KOTA KINABALU: The continued influx of domestic and foreign investors into Sabah is emerging as a key catalyst for the state’s industrial growth, generating high-skilled job opportunities while strengthening the local industrial supply chain.

Universiti Malaysia Sabah (UMS) Vice-Chancellor, Professor Datuk Dr Kasim Hj Mansor, said that as of the second quarter of 2025, Sabah had successfully attracted RM11.368 billion in investments across the Manufacturing, Services and Primary sectors.

Of the total, the Manufacturing sector recorded the highest investment value at RM7.472 billion, followed by the Services sector at RM3.139 billion, while the primary sector—including industry, tourism and agriculture—contributed RM757 million.

“This achievement places Sabah as the fifth-highest investment recipient in Malaysia, surpassing the total investment recorded in 2024 of RM6.458 billion,” he said in a statement issued here on Monday.

Dr Kasim, who is also an economic analyst, noted that the inflow of large-scale investments has had a direct impact on the development of supporting industries such as logistics services, raw material supply, and the overall strengthening of Sabah’s industrial ecosystem.

Among the key investments driving industrial growth is the first-phase investment by Esteel Enterprise Sabah Sdn.
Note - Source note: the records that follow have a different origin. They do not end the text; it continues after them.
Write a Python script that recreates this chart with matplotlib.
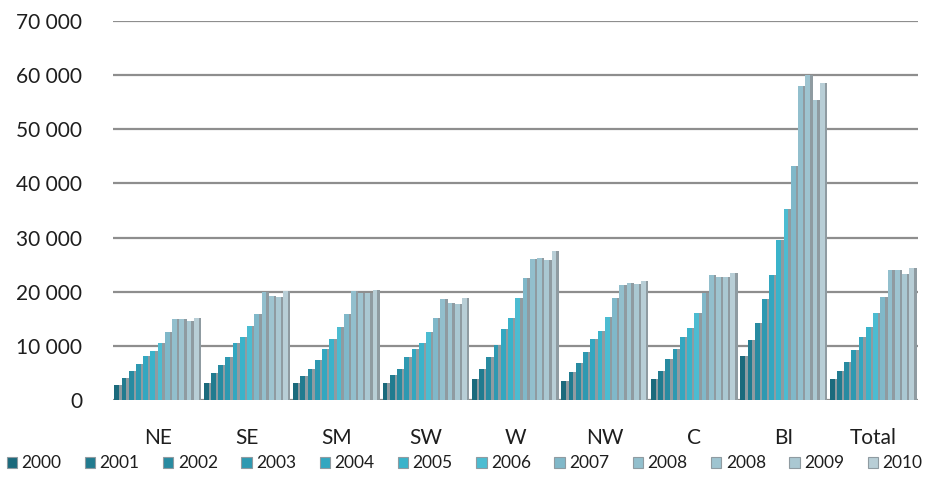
import matplotlib
matplotlib.use("Agg")
import matplotlib.pyplot as plt
import numpy as np
from matplotlib.patches import Patch

plt.rcParams['font.family'] = ['Lato', 'DejaVu Sans']

regions = ["NE", "SE", "SM", "SW", "W", "NW", "C", "BI", "Total"]
years = ["2000", "2001", "2002", "2003", "2004", "2005", "2006",
         "2007", "2008", "2008", "2009", "2010"]

NE = [2700, 4000, 5300, 6600, 8100, 9100, 10500, 12600, 14900, 14900, 14600, 15100]
SE = [3200, 4900, 6400, 8000, 10600, 11700, 13700, 15900, 19900, 19300, 19100, 20100]
SM = [3100, 4400, 5700, 7400, 9400, 11300, 13500, 15900, 20100, 19800, 19800, 20300]
SW = [3200, 4600, 5700, 7900, 9400, 10500, 12600, 15100, 18700, 18000, 17800, 18900]
W = [3800, 5700, 7900, 10200, 13200, 15100, 18800, 22500, 26000, 26200, 25800, 27600]
NW = [3600, 5100, 6900, 8800, 11200, 12800, 15300, 18800, 21300, 21600, 21400, 22000]
C = [3800, 5400, 7500, 9400, 11600, 13300, 16000, 19700, 23000, 22800, 22700, 23400]
BI = [8100, 11000, 14300, 18600, 23100, 29600, 35200, 43200, 58000, 60000, 55400, 58500]
Total = [3800, 5400, 7100, 9200, 11700, 13500, 16100, 19100, 24100, 24100, 23300, 24400]

table = np.array([NE, SE, SM, SW, W, NW, C, BI, Total])

colors = ["#1b6a7c", "#217b8f", "#288ba1", "#2e99b1", "#33a7c0", "#3ab3ca",
          "#4cbcd1", "#80b8c9", "#92bfcd", "#9ec4d0", "#aac8d2", "#b8ced6"]
shade = "#8f9ba1"

fig = plt.figure(figsize=(9.29, 4.93), dpi=100)
ax = fig.add_axes([0.1216, 0.1886, 0.8664, 0.7688])

n = len(years)
group_w = 0.97
step = group_w / n
x = np.arange(len(regions))
for i in range(n):
    pos = x - group_w / 2 + step * (i + 0.5)
    # darker side of each bar
    ax.bar(pos, table[:, i], width=step, color=shade, zorder=2, linewidth=0)
    ax.bar(pos - step * 0.17, table[:, i], width=step * 0.66, color=colors[i],
           zorder=3, linewidth=0)

ax.set_ylim(0, 70000)
ax.set_xlim(-0.5, len(regions) - 0.5)
ax.set_yticks(np.arange(0, 70001, 10000))
ax.set_yticklabels([f"{v:,}".replace(",", " ") for v in range(0, 70001, 10000)])
ax.set_xticks(x)
ax.set_xticklabels(regions)
ax.yaxis.grid(True, color="#8e8e8e", linewidth=1.6, zorder=1)
ax.set_axisbelow(True)
for s in ax.spines.values():
    s.set_visible(False)
ax.tick_params(axis="both", length=0, labelsize=15, colors="#1e1e1e")
ax.tick_params(axis="y", pad=22)
ax.tick_params(axis="x", pad=20)

handles = [Patch(facecolor=colors[i], edgecolor=shade, linewidth=0.8) for i in range(n)]
fig.legend(handles, years, loc="center", bbox_to_anchor=(0.5, 0.06), ncol=n,
           frameon=False, fontsize=12.5, handlelength=0.6, handleheight=0.6,
           handletextpad=0.25, columnspacing=1.35, labelcolor="#1e1e1e",
           borderpad=0.1)

fig.savefig("out.png", dpi=100)
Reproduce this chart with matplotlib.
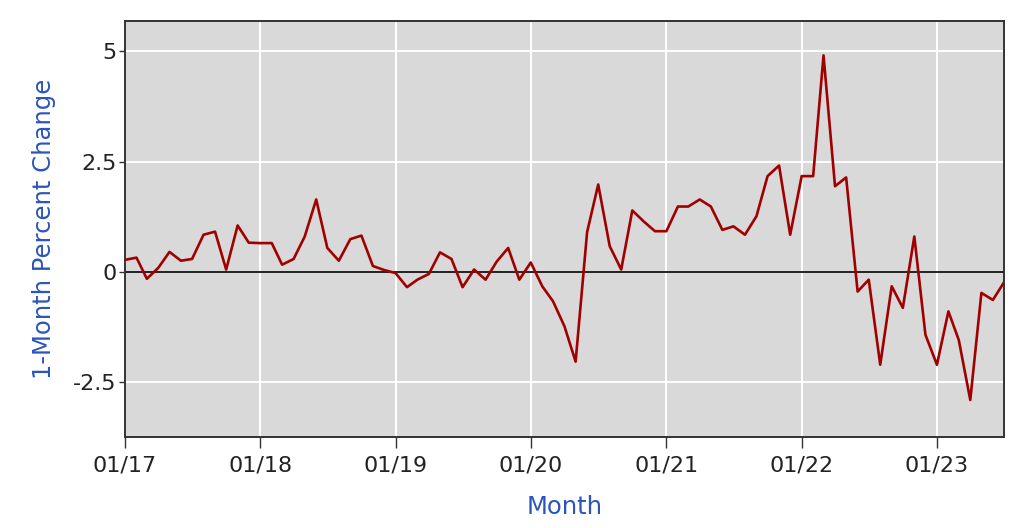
import matplotlib
matplotlib.use('Agg')
import matplotlib.pyplot as plt
import matplotlib.dates as mdates
import pandas as pd

# 1-month percent change, monthly from 01/2017 to 07/2023
start_month = "2017-01-01"
pct_change = [
    0.27, 0.32, -0.16, 0.09, 0.45, 0.25, 0.29, 0.84, 0.91, 0.05, 1.05, 0.66,   # 2017
    0.65, 0.65, 0.16, 0.29, 0.80, 1.64, 0.54, 0.25, 0.74, 0.82, 0.13, 0.04,    # 2018
    -0.03, -0.35, -0.18, -0.05, 0.44, 0.29, -0.35, 0.05, -0.18, 0.23, 0.54, -0.18,  # 2019
    0.21, -0.33, -0.67, -1.24, -2.04, 0.90, 1.98, 0.58, 0.05, 1.39, 1.14, 0.92,  # 2020
    0.92, 1.48, 1.48, 1.64, 1.48, 0.95, 1.03, 0.84, 1.26, 2.17, 2.41, 0.84,    # 2021
    2.17, 2.17, 4.91, 1.94, 2.14, -0.45, -0.18, -2.11, -0.33, -0.82, 0.80, -1.43,  # 2022
    -2.11, -0.90, -1.55, -2.91, -0.48, -0.64, -0.24,                           # 2023
]
months = pd.date_range(start_month, periods=len(pct_change), freq="MS")
y_ticks = [-2.5, 0, 2.5, 5]
y_tick_labels = ["-2.5", "0", "2.5", "5"]

label_color = "#2b55bb"

fig = plt.figure(figsize=(10.24, 5.28), dpi=100)
ax = fig.add_axes([125 / 1024, 1 - 437 / 528, (1004 - 125) / 1024, (437 - 21) / 528])
ax.set_facecolor("#d9d9d9")

ax.plot(months, pct_change, color="#a00000", linewidth=1.9, zorder=3)
ax.axhline(0, color="#222222", linewidth=1.4, zorder=2)

ax.set_xlim(months[0], months[-1])
ax.set_ylim(-3.75, 5.69)
ax.set_yticks(y_ticks)
ax.set_yticklabels(y_tick_labels)
ax.xaxis.set_major_locator(mdates.YearLocator())
ax.xaxis.set_major_formatter(mdates.DateFormatter("%m/%y"))

ax.grid(True, color="white", linewidth=1.4)
ax.set_axisbelow(True)
for spine in ax.spines.values():
    spine.set_color("#333333")
    spine.set_linewidth(1.4)

ax.tick_params(axis="both", direction="out", width=1, colors="#333333",
               labelsize=16, labelcolor="#222222")
ax.tick_params(axis="x", length=8, pad=5)
ax.tick_params(axis="y", length=4, pad=2)
ax.set_xlabel("Month", color=label_color, fontsize=17.5, labelpad=14)
ax.set_ylabel("1-Month Percent Change", color=label_color, fontsize=17.5, labelpad=12)

plt.savefig("out.png", dpi=100)
plt.close(fig)
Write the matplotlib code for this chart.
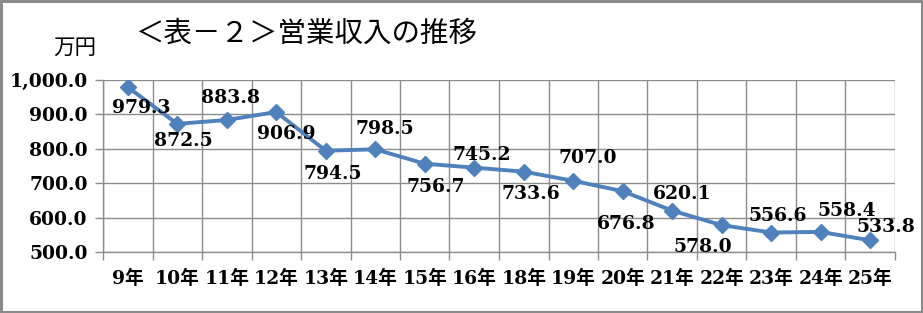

Bhd. from Singapore, valued at RM6.592 billion, for the construction of a green steel manufacturing plant at the Sipitang Oil and Gas Industrial Park.

“This high-impact industrial development not only enhances the state’s economic competitiveness, but also contributes to more sustainable economic growth through the creation of quality employment opportunities and increased local value-added activities,” he said.

According to Dr Kasim, the entry of strategic investors continues to place Sabah on a firmer footing as an industrial investment destination, in line with the state’s long-term development needs and economic growth aspirations.

Meanwhile, he described the Sabah Budget 2026 as a key driver capable of accelerating the state’s economic development.

He said the budget focuses on socio-economic balance, human capital development, improvements to basic infrastructure, and strengthening the efficiency of government service delivery systems.

“The state government has proposed a Supply Expenditure estimate of RM6.402 billion with projected revenue of RM6.430 billion, resulting in a budget surplus of RM28 million.

“The budget prioritises long-term development-oriented programmes and activities to stimulate economic growth, create employment opportunities, and improve public facilities,” he added.

Dr Kasim also said the budget is well-positioned to address the challenges of 2026, supported by stronger fiscal fundamentals and increased investment, driven by the recovery of the tourism sector, growth in trade activities, and rising employment levels in Sabah.